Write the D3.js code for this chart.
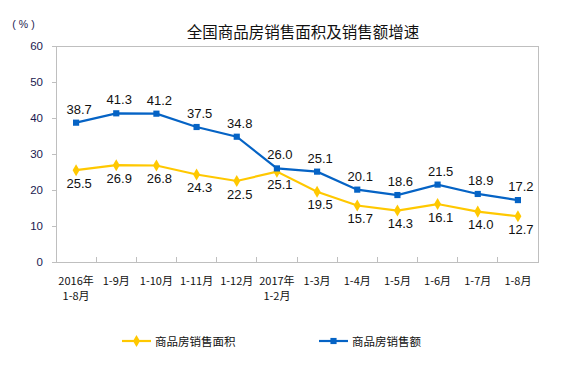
<!DOCTYPE html>
<html><head><meta charset="utf-8">
<script src="https://cdn.jsdelivr.net/npm/d3@7"></script>
<style>body{margin:0;background:#fff}svg{display:block}</style>
</head><body><svg id="c" width="578" height="369"></svg>
<script>
const categories = [["2016年","1-8月"],["1-9月"],["1-10月"],["1-11月"],["1-12月"],["2017年","1-2月"],["1-3月"],["1-4月"],["1-5月"],["1-6月"],["1-7月"],["1-8月"]];
const areaGrowth = [25.5,26.9,26.8,24.3,22.5,25.1,19.5,15.7,14.3,16.1,14.0,12.7];
const salesGrowth = [38.7,41.3,41.2,37.5,34.8,26.0,25.1,20.1,18.6,21.5,18.9,17.2];
const yTicks = [0,10,20,30,40,50,60];
const seriesNames = ["商品房销售面积","商品房销售额"];
const title = "全国商品房销售面积及销售额增速";

const svg = d3.select("#c");
const font = "'Noto Sans CJK SC','Liberation Sans',sans-serif";
const L=56, R=538, T=46, B=262;
const x = d3.scaleBand().domain(d3.range(categories.length)).range([L,R]);
const y = d3.scaleLinear().domain([0,60]).range([B,T]);
const grey="#bfbfbf", yellow="#FFC800", blue="#0563C5";

svg.append("text").attr("x",303).attr("y",31).attr("text-anchor","middle").attr("dominant-baseline","central")
  .style("font-family",font).style("font-size","15.5px").attr("fill","#111").text(title);
svg.append("text").attr("x",25).attr("y",24).attr("text-anchor","middle").attr("dominant-baseline","central")
  .style("font-family","'Liberation Sans',sans-serif").style("font-size","10.5px").style("letter-spacing","3px").attr("fill","#1a1a50").text("(%)");

// frame
svg.append("rect").attr("x",L).attr("y",T).attr("width",R-L).attr("height",B-T).attr("fill","none").attr("stroke",grey).attr("stroke-width",1).attr("shape-rendering","crispEdges");

// y axis
const ya = svg.append("g").attr("transform",`translate(${L},0)`)
  .call(d3.axisLeft(y).tickValues(yTicks).tickSize(4).tickPadding(9));
ya.select(".domain").attr("stroke",grey);
ya.selectAll(".tick line").attr("stroke",grey);
ya.selectAll("text").style("font-family","'Liberation Sans',Arial,sans-serif").style("font-size","11.5px").attr("fill","#1a1a50");

// x axis ticks at band boundaries
const bounds = d3.range(1,categories.length);
svg.append("g").selectAll("line").data(bounds).join("line")
  .attr("x1",i=>x(i)).attr("x2",i=>x(i)).attr("y1",B).attr("y2",B-5).attr("stroke",grey).attr("shape-rendering","crispEdges");
const xl = svg.append("g").selectAll("text").data(categories).join("text")
  .attr("x",(d,i)=>x(i)+x.bandwidth()/2).attr("y",280).attr("text-anchor","middle")
  .attr("dominant-baseline","central").style("font-family",font).style("font-size","11px").attr("fill","#111");
xl.each(function(d){
  const t=d3.select(this);
  d.forEach((s,k)=>t.append("tspan").attr("x",t.attr("x")).attr("dy",k===0?0:15).text(s));
});

const cx = i=>x(i)+x.bandwidth()/2;
const line = d3.line().x((d,i)=>cx(i)).y(d=>y(d));
function drawSeries(vals,color,shape,labelDy){
  svg.append("path").datum(vals).attr("d",line).attr("fill","none").attr("stroke",color).attr("stroke-width",2.2);
  svg.append("g").selectAll("path").data(vals).join("path")
    .attr("transform",(d,i)=>`translate(${cx(i)},${y(d)})`)
    .attr("d",d3.symbol().type(shape).size(shape===d3.symbolSquare?38:42)).attr("fill",color);
  svg.append("g").selectAll("text").data(vals).join("text")
    .attr("x",(d,i)=>cx(i)+3).attr("y",d=>y(d)+labelDy).attr("text-anchor","middle").attr("dominant-baseline","central")
    .style("font-family","'Liberation Sans',Arial,sans-serif").style("font-size","13px").attr("fill","#111")
    .text(d=>d.toFixed(1));
}
drawSeries(areaGrowth,yellow,d3.symbolDiamond,13);
drawSeries(salesGrowth,blue,d3.symbolSquare,-13.5);

// legend
const leg=[{name:seriesNames[0],color:yellow,shape:d3.symbolDiamond,x:122},{name:seriesNames[1],color:blue,shape:d3.symbolSquare,x:319}];
leg.forEach(l=>{
  const g=svg.append("g").attr("transform",`translate(${l.x},341)`);
  g.append("line").attr("x1",0).attr("x2",29).attr("stroke",l.color).attr("stroke-width",2.2);
  g.append("path").attr("transform","translate(14.5,0)").attr("d",d3.symbol().type(l.shape).size(l.shape===d3.symbolSquare?38:42)).attr("fill",l.color);
  g.append("text").attr("x",33).attr("dominant-baseline","central").style("font-family",font).style("font-size","11.5px").attr("fill","#111").text(l.name);
});
</script></body></html>
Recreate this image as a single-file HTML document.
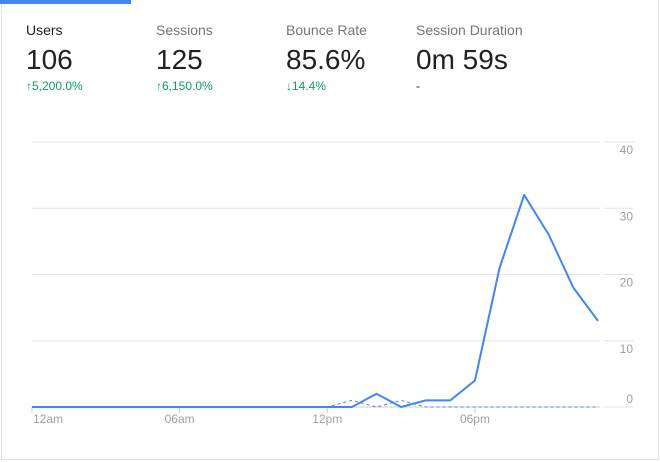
<!DOCTYPE html>
<html><head><meta charset="utf-8"><style>
body{margin:0;width:660px;height:462px;background:#fff;font-family:"Liberation Sans",sans-serif;overflow:hidden}
#card{position:absolute;left:1px;top:1px;width:656px;height:458px;border:1px solid #e0e0e0;border-top:none}
.tab{position:absolute;top:0;height:4px;background:#4285f4}
.m{position:absolute;top:22px}
.lbl{font-size:14px;color:#757575}
.val{font-size:28px;color:#212121;margin-top:6px;line-height:32px}
.chg{font-size:12px;color:#0f9d58;margin-top:3px}
</style></head><body>
<div id="card"></div>
<div class="tab" style="left:0;width:131px"></div>
<div class="m" style="left:26px"><div class="lbl" style="color:#212121">Users</div><div class="val">106</div><div class="chg">↑5,200.0%</div></div>
<div class="m" style="left:156px"><div class="lbl">Sessions</div><div class="val">125</div><div class="chg">↑6,150.0%</div></div>
<div class="m" style="left:286px"><div class="lbl">Bounce Rate</div><div class="val">85.6%</div><div class="chg">↓14.4%</div></div>
<div class="m" style="left:416px"><div class="lbl">Session Duration</div><div class="val">0m 59s</div><div class="chg" style="color:#212121">-</div></div>
<svg id="chart" width="660" height="462" style="position:absolute;left:0;top:0"></svg>
<script>
const hours=[0,1,2,3,4,5,6,7,8,9,10,11,12,13,14,15,16,17,18,19,20,21,22,23];
const current=[0,0,0,0,0,0,0,0,0,0,0,0,0,0,2,0,1,1,4,21,32,26,18,13];
const previous=[0,0,0,0,0,0,0,0,0,0,0,0,0,1,0,1,0,0,0,0,0,0,0,0];
const yTicks=[0,10,20,30,40];
const xTickHours=[0,6,12,18];
const xTickLabels=["12am","06am","12pm","06pm"];
const svg=document.getElementById('chart');const NS='http://www.w3.org/2000/svg';
const x=h=>32+h*(566/23);const y=v=>407-v*(265/40);
function mk(t,a){const e=document.createElementNS(NS,t);for(const k in a)e.setAttribute(k,a[k]);svg.appendChild(e);return e;}
yTicks.forEach(v=>{
 const g=mk('line',{x1:32,x2:600,y1:y(v),y2:y(v),stroke:v===0?'#ccc':'#e6e6e6','stroke-width':1});
 
 
 const g2=mk('line',{x1:604,x2:634,y1:y(v),y2:y(v),stroke:'#e6e6e6','stroke-width':1});
 
 
 const t=mk('text',{x:633,y:v===0?y(v)-4:y(v)+12,'text-anchor':'end','font-size':12,fill:'#9e9e9e','font-family':'Liberation Sans, sans-serif'});
 t.textContent=v;
 
 
});
xTickHours.forEach((h,i)=>{
 const l=mk('line',{x1:x(h),x2:x(h),y1:407,y2:413,stroke:'#ccc'});
 
 
 const t=mk('text',{x:i===0?x(h)+1:x(h),y:423,'text-anchor':i===0?'start':'middle','font-size':12,fill:'#9e9e9e','font-family':'Liberation Sans, sans-serif'});
 t.textContent=xTickLabels[i];
 
 
});
const pp=mk('polyline',{points:hours.map((h,i)=>x(h)+','+y(previous[i])).join(' '),fill:'none',stroke:'#4285f4','stroke-width':1,'stroke-dasharray':'3,3'});


const cp=mk('polyline',{points:hours.map((h,i)=>x(h)+','+y(current[i])).join(' '),fill:'none',stroke:'#4285f4','stroke-width':2,'stroke-linejoin':'round'});


</script>
</body></html>
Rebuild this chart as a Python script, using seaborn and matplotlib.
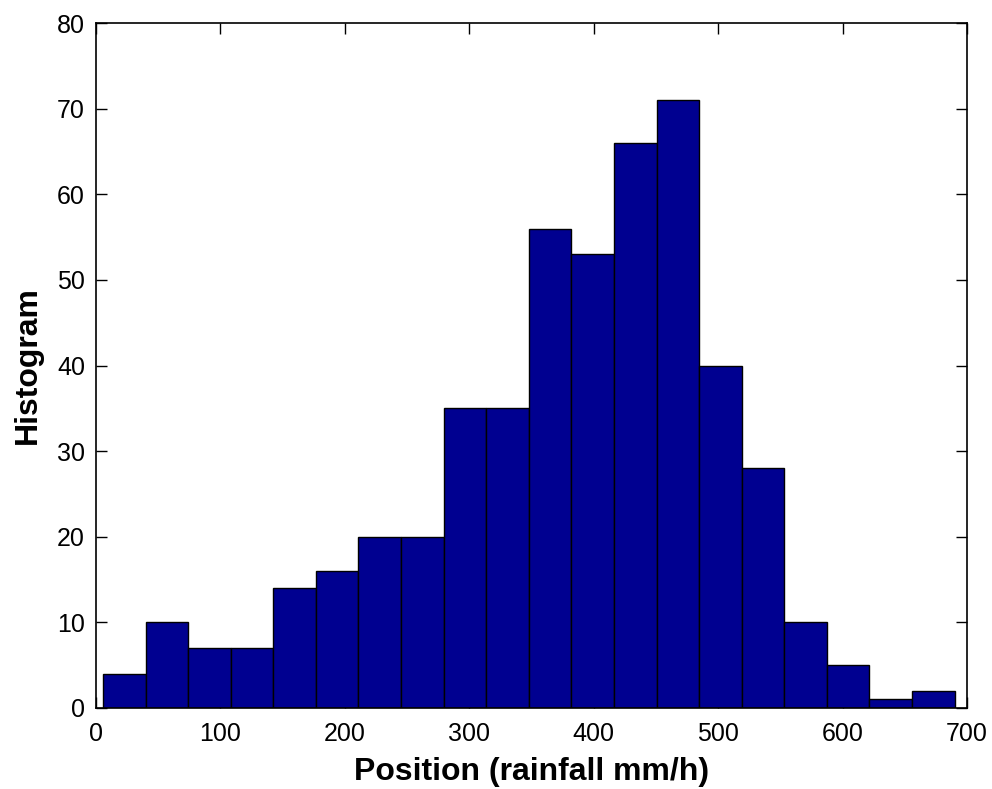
import numpy as np
import pandas as pd
import seaborn as sns
import matplotlib.pyplot as plt

# Histogram counts (20 bins)
counts = [4, 10, 7, 7, 14, 16, 20, 20, 35, 35, 56, 53, 66, 71, 40, 28, 10, 5, 1, 2]
x_min, x_max = 5.6, 690.0  # data range covered by the bins
x_ticks = [0, 100, 200, 300, 400, 500, 600, 700]
y_ticks = [0, 10, 20, 30, 40, 50, 60, 70, 80]

edges = np.linspace(x_min, x_max, len(counts) + 1)
centers = (edges[:-1] + edges[1:]) / 2
df = pd.DataFrame({"rainfall": centers, "count": counts})

sns.set_style("white")
plt.rcParams["font.family"] = ["Liberation Sans", "DejaVu Sans"]
plt.rcParams["text.color"] = "black"
plt.rcParams["axes.labelcolor"] = "black"
plt.rcParams["xtick.color"] = "black"
plt.rcParams["ytick.color"] = "black"

fig = plt.figure(figsize=(9.92, 7.89), dpi=100)
ax = fig.add_axes([0.0968, 0.1027, 0.8780, 0.8681])

sns.histplot(
    data=df,
    x="rainfall",
    weights="count",
    bins=len(counts),
    binrange=(x_min, x_max),
    color="#000090",
    edgecolor="black",
    linewidth=1.0,
    alpha=1.0,
    ax=ax,
)

ax.set_xlim(0, 700)
ax.set_ylim(0, 80)
ax.set_xticks(x_ticks)
ax.set_yticks(y_ticks)
ax.tick_params(direction="in", length=8, width=1, labelsize=18,
               top=True, right=True, bottom=True, left=True)
ax.tick_params(axis="x", pad=10)
ax.tick_params(axis="y", pad=8)
for s in ax.spines.values():
    s.set_visible(True)
    s.set_color("black")
    s.set_linewidth(1.2)

ax.set_xlabel("Position (rainfall mm/h)", fontsize=23, fontweight="bold", labelpad=8)
ax.set_ylabel("Histogram", fontsize=23, fontweight="bold", labelpad=10)

plt.savefig("out.png", dpi=100)
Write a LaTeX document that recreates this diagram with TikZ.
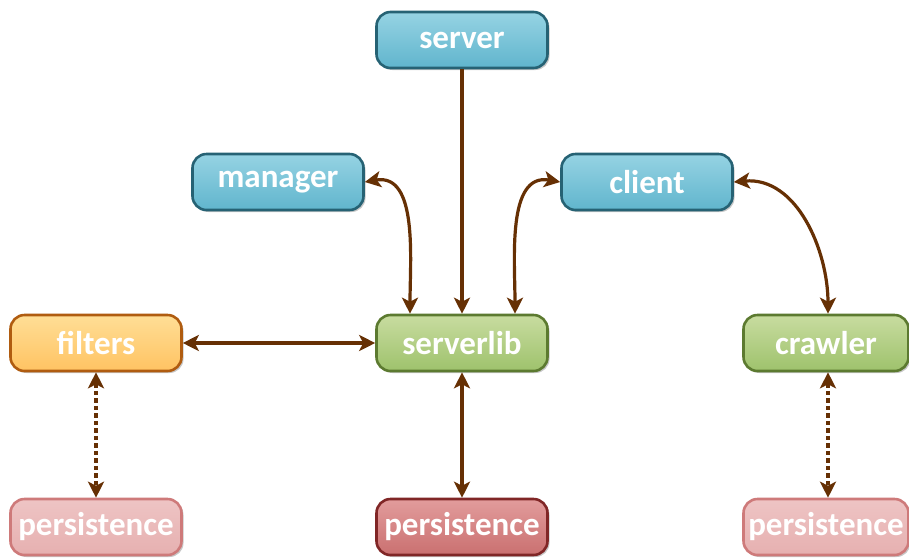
\documentclass[tikz,border=0pt]{standalone}
\usepackage{fontspec}
\setmainfont{Carlito}
\usetikzlibrary{arrows.meta,shadows}

% palette
\definecolor{linkbrown}{RGB}{102,48,4}
\definecolor{blueTop}{RGB}{150,211,227}
\definecolor{blueBot}{RGB}{96,181,205}
\definecolor{blueLine}{RGB}{38,98,116}
\definecolor{greenTop}{RGB}{200,220,160}
\definecolor{greenBot}{RGB}{158,194,108}
\definecolor{greenLine}{RGB}{92,122,48}
\definecolor{orangeTop}{RGB}{255,222,150}
\definecolor{orangeBot}{RGB}{255,195,98}
\definecolor{orangeLine}{RGB}{176,92,16}
\definecolor{pinkTop}{RGB}{238,196,196}
\definecolor{pinkBot}{RGB}{230,176,176}
\definecolor{pinkLine}{RGB}{206,122,122}
\definecolor{redTop}{RGB}{226,156,156}
\definecolor{redBot}{RGB}{202,112,112}
\definecolor{redLine}{RGB}{128,38,38}

\tikzset{
  module/.style={rounded corners=14pt, minimum width=171pt, minimum height=56pt,
    line width=2.6pt, inner sep=0pt, text=white,
    font=\fontsize{33}{33}\selectfont\bfseries,
    drop shadow={shadow xshift=2pt, shadow yshift=-2pt, opacity=0.22, fill=black}},
  bluebox/.style={module, draw=blueLine, top color=blueTop, bottom color=blueBot},
  greenbox/.style={module, draw=greenLine, top color=greenTop, bottom color=greenBot},
  orangebox/.style={module, draw=orangeLine, top color=orangeTop, bottom color=orangeBot},
  pinkbox/.style={module, draw=pinkLine, top color=pinkTop, bottom color=pinkBot},
  redbox/.style={module, draw=redLine, top color=redTop, bottom color=redBot},
  headtip/.tip={Stealth[length=16pt,width=16pt,inset=4pt]},
  link/.style={draw=linkbrown, line width=3.2pt},
  onelink/.style={link, -headtip},
  twolink/.style={link, headtip-headtip},
  weaklink/.style={twolink, dash pattern=on 4.5pt off 3pt},
}

\begin{document}
\begin{tikzpicture}[x=1pt, y=-1pt]
\path[use as bounding box] (0,0) rectangle (909,558);

% modules
\node[bluebox]   (server)    at (462,40)  {server};
\node[bluebox]   (manager)   at (278,182) {manager};
\node[bluebox]   (client)    at (647,182) {client};
\node[orangebox] (filters)   at (96,343)  {filters};
\node[greenbox]  (serverlib) at (462,343) {serverlib};
\node[greenbox, minimum width=165pt] (crawler) at (826,343) {crawler};
\node[pinkbox]   (persistL)  at (96,527)  {persistence};
\node[redbox]    (persistM)  at (462,527) {persistence};
\node[pinkbox, minimum width=165pt] (persistR) at (826,527) {persistence};

% dependencies
\draw[onelink] (server.south) -- (serverlib.north);
\draw[twolink] (manager.east) to[out=10,in=90] ([xshift=-52pt]serverlib.north);
\draw[twolink] (client.west) to[out=170,in=90] ([xshift=53pt]serverlib.north);
\draw[twolink] (client.east) to[out=5,in=90] ([xshift=2pt]crawler.north);
\draw[twolink] (filters.east) -- (serverlib.west);
\draw[twolink] (serverlib.south) -- (persistM.north);
\draw[weaklink] (filters.south) -- (persistL.north);
\draw[weaklink] ([xshift=2pt]crawler.south) -- ([xshift=2pt]persistR.north);
\end{tikzpicture}
\end{document}
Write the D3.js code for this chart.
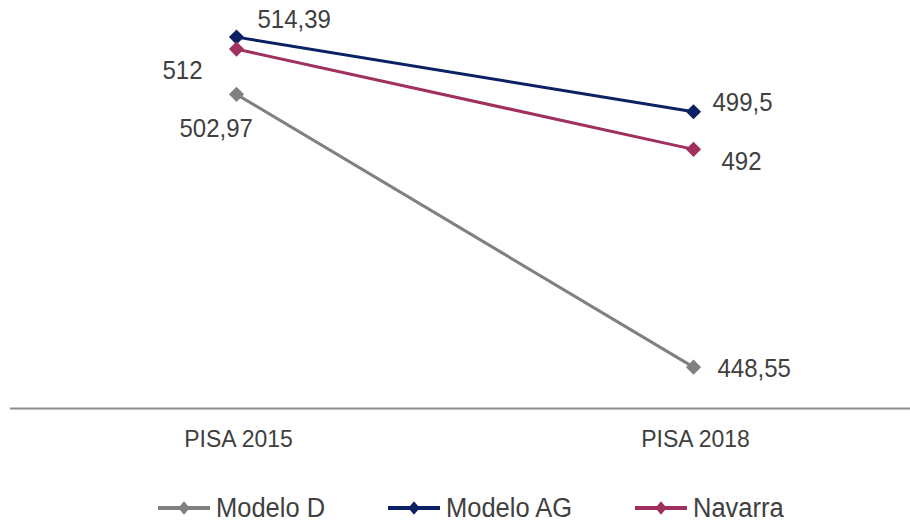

**Your goal**: Up in the listing, locate the line with "Write a LaTeX"; print it and every line after it down to the line with "(0,0) rectangle (909,558);", which is included too. Skip the pictures.

**Response to this exercise**:
Write a LaTeX document that recreates this diagram with TikZ.
\documentclass[tikz,border=0pt]{standalone}
\usepackage{fontspec}
\setmainfont{Carlito}
\usetikzlibrary{arrows.meta,shadows}

% palette
\definecolor{linkbrown}{RGB}{102,48,4}
\definecolor{blueTop}{RGB}{150,211,227}
\definecolor{blueBot}{RGB}{96,181,205}
\definecolor{blueLine}{RGB}{38,98,116}
\definecolor{greenTop}{RGB}{200,220,160}
\definecolor{greenBot}{RGB}{158,194,108}
\definecolor{greenLine}{RGB}{92,122,48}
\definecolor{orangeTop}{RGB}{255,222,150}
\definecolor{orangeBot}{RGB}{255,195,98}
\definecolor{orangeLine}{RGB}{176,92,16}
\definecolor{pinkTop}{RGB}{238,196,196}
\definecolor{pinkBot}{RGB}{230,176,176}
\definecolor{pinkLine}{RGB}{206,122,122}
\definecolor{redTop}{RGB}{226,156,156}
\definecolor{redBot}{RGB}{202,112,112}
\definecolor{redLine}{RGB}{128,38,38}

\tikzset{
  module/.style={rounded corners=14pt, minimum width=171pt, minimum height=56pt,
    line width=2.6pt, inner sep=0pt, text=white,
    font=\fontsize{33}{33}\selectfont\bfseries,
    drop shadow={shadow xshift=2pt, shadow yshift=-2pt, opacity=0.22, fill=black}},
  bluebox/.style={module, draw=blueLine, top color=blueTop, bottom color=blueBot},
  greenbox/.style={module, draw=greenLine, top color=greenTop, bottom color=greenBot},
  orangebox/.style={module, draw=orangeLine, top color=orangeTop, bottom color=orangeBot},
  pinkbox/.style={module, draw=pinkLine, top color=pinkTop, bottom color=pinkBot},
  redbox/.style={module, draw=redLine, top color=redTop, bottom color=redBot},
  headtip/.tip={Stealth[length=16pt,width=16pt,inset=4pt]},
  link/.style={draw=linkbrown, line width=3.2pt},
  onelink/.style={link, -headtip},
  twolink/.style={link, headtip-headtip},
  weaklink/.style={twolink, dash pattern=on 4.5pt off 3pt},
}

\begin{document}
\begin{tikzpicture}[x=1pt, y=-1pt]
\path[use as bounding box] (0,0) rectangle (909,558);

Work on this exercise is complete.